(Saved data entries)

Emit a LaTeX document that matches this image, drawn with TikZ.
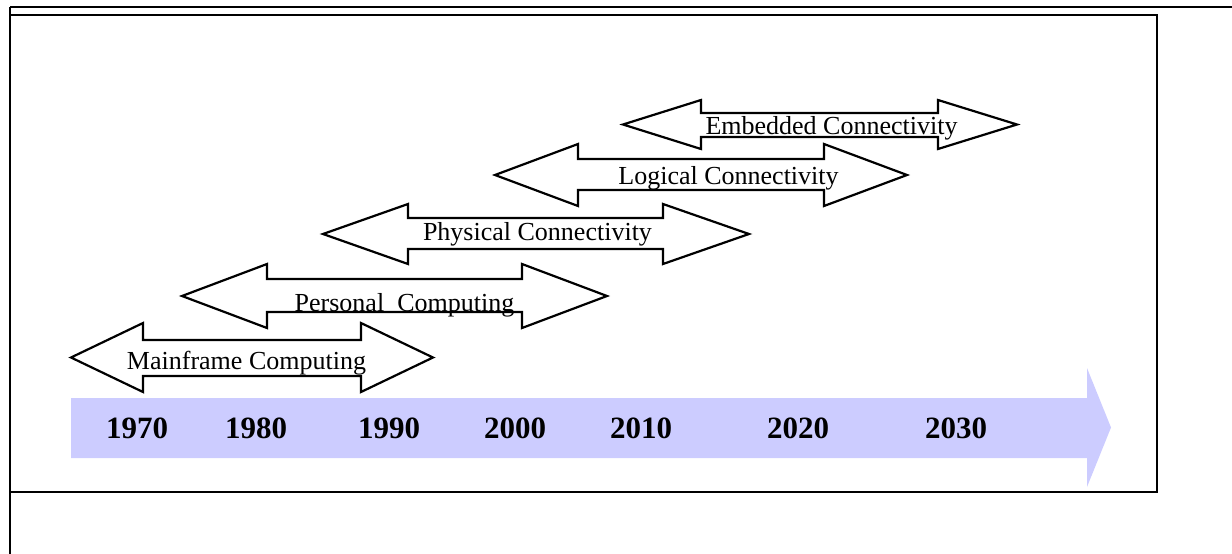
\documentclass[tikz,border=0pt]{standalone}
\usepackage{fontspec}
\setmainfont{Liberation Serif}
\definecolor{tlblue}{HTML}{CCCCFF}
\tikzset{
  frameline/.style={line width=2.4pt, black},
  dblarrow/.style={draw=black, fill=white, line width=2.2pt, line join=miter},
  timeline/.style={fill=tlblue, draw=none},
  lbl/.style={anchor=base, inner sep=0pt, font=\fontsize{26}{30}\selectfont},
  yr/.style={anchor=base, inner sep=0pt, font=\fontsize{31}{36}\selectfont\bfseries},
}
% #1 left tip, #2 left shaft x, #3 right shaft x, #4 right tip, #5 head top, #6 shaft top, #7 shaft bottom, #8 head bottom
\newcommand\mydarrow[8]{%
  \path[dblarrow] (#1,{(#5+#8)/2}) -- (#2,#5) -- (#2,#6) -- (#3,#6) -- (#3,#5) -- (#4,{(#5+#8)/2})
    -- (#3,#8) -- (#3,#7) -- (#2,#7) -- (#2,#8) -- cycle;}
\begin{document}
\begin{tikzpicture}[x=1pt,y=-1pt]
\useasboundingbox (0,0) rectangle (1232,554);
% frames
\draw[frameline] (10,7) -- (1232,7);
\draw[frameline] (10,7) -- (10,554);
\draw[frameline] (10,15) rectangle (1157,492);
% timeline arrow
\path[timeline] (71,398) -- (1087,398) -- (1087,368) -- (1111,427.5) -- (1087,487) -- (1087,458) -- (71,458) -- cycle;
\node[yr] (y1970) at (137,438) {1970};
\node[yr] (y1980) at (256,438) {1980};
\node[yr] (y1990) at (389,438) {1990};
\node[yr] (y2000) at (515,438) {2000};
\node[yr] (y2010) at (641,438) {2010};
\node[yr] (y2020) at (798,438) {2020};
\node[yr] (y2030) at (956,438) {2030};
% era arrows
\mydarrow{71}{143}{361}{433}{323}{340}{376}{392}
\node[lbl] (mainframe) at (246.5,369) {Mainframe Computing};
\mydarrow{182}{267}{522}{607}{264}{279}{312}{328}
\node[lbl] (personal) at (404.5,311) {Personal\ \ Computing};
\mydarrow{323}{408}{663}{749}{204}{218}{249}{264}
\node[lbl] (physical) at (537.5,240) {Physical Connectivity};
\mydarrow{495}{578}{824}{907}{144}{159}{190}{206}
\node[lbl] (logical) at (728.5,184) {Logical Connectivity};
\mydarrow{623}{701}{938}{1017}{100}{113}{137}{149}
\node[lbl] (embedded) at (831.5,134) {Embedded Connectivity};
\end{tikzpicture}
\end{document}
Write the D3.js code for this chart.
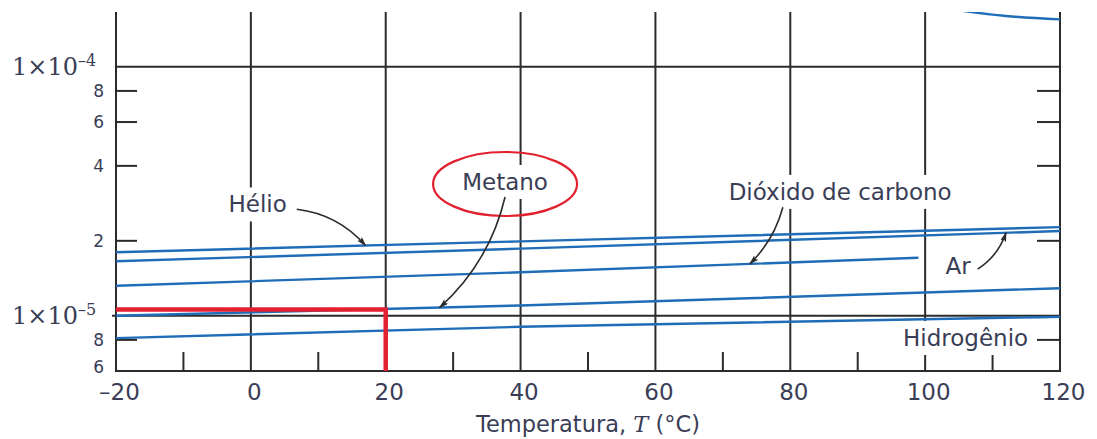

INSTRUCTION
Each entry must be retyped word for word, with every image omitted.

CORRECT RESULT
Emit a LaTeX document that matches this image, drawn with TikZ.
\documentclass[tikz,border=0pt]{standalone}
\usepackage{fontspec}
\setmainfont{Liberation Serif}
\definecolor{tlblue}{HTML}{CCCCFF}
\tikzset{
  frameline/.style={line width=2.4pt, black},
  dblarrow/.style={draw=black, fill=white, line width=2.2pt, line join=miter},
  timeline/.style={fill=tlblue, draw=none},
  lbl/.style={anchor=base, inner sep=0pt, font=\fontsize{26}{30}\selectfont},
  yr/.style={anchor=base, inner sep=0pt, font=\fontsize{31}{36}\selectfont\bfseries},
}
% #1 left tip, #2 left shaft x, #3 right shaft x, #4 right tip, #5 head top, #6 shaft top, #7 shaft bottom, #8 head bottom
\newcommand\mydarrow[8]{%
  \path[dblarrow] (#1,{(#5+#8)/2}) -- (#2,#5) -- (#2,#6) -- (#3,#6) -- (#3,#5) -- (#4,{(#5+#8)/2})
    -- (#3,#8) -- (#3,#7) -- (#2,#7) -- (#2,#8) -- cycle;}
\begin{document}
\begin{tikzpicture}[x=1pt,y=-1pt]
\useasboundingbox (0,0) rectangle (1232,554);
% frames
\draw[frameline] (10,7) -- (1232,7);
\draw[frameline] (10,7) -- (10,554);
\draw[frameline] (10,15) rectangle (1157,492);
% timeline arrow
\path[timeline] (71,398) -- (1087,398) -- (1087,368) -- (1111,427.5) -- (1087,487) -- (1087,458) -- (71,458) -- cycle;
\node[yr] (y1970) at (137,438) {1970};
\node[yr] (y1980) at (256,438) {1980};
\node[yr] (y1990) at (389,438) {1990};
\node[yr] (y2000) at (515,438) {2000};
\node[yr] (y2010) at (641,438) {2010};
\node[yr] (y2020) at (798,438) {2020};
\node[yr] (y2030) at (956,438) {2030};
% era arrows
\mydarrow{71}{143}{361}{433}{323}{340}{376}{392}
\node[lbl] (mainframe) at (246.5,369) {Mainframe Computing};
\mydarrow{182}{267}{522}{607}{264}{279}{312}{328}
\node[lbl] (personal) at (404.5,311) {Personal\ \ Computing};
\mydarrow{323}{408}{663}{749}{204}{218}{249}{264}
\node[lbl] (physical) at (537.5,240) {Physical Connectivity};
\mydarrow{495}{578}{824}{907}{144}{159}{190}{206}
\node[lbl] (logical) at (728.5,184) {Logical Connectivity};
\mydarrow{623}{701}{938}{1017}{100}{113}{137}{149}
\node[lbl] (embedded) at (831.5,134) {Embedded Connectivity};
\end{tikzpicture}
\end{document}
Write the D3.js code for this chart.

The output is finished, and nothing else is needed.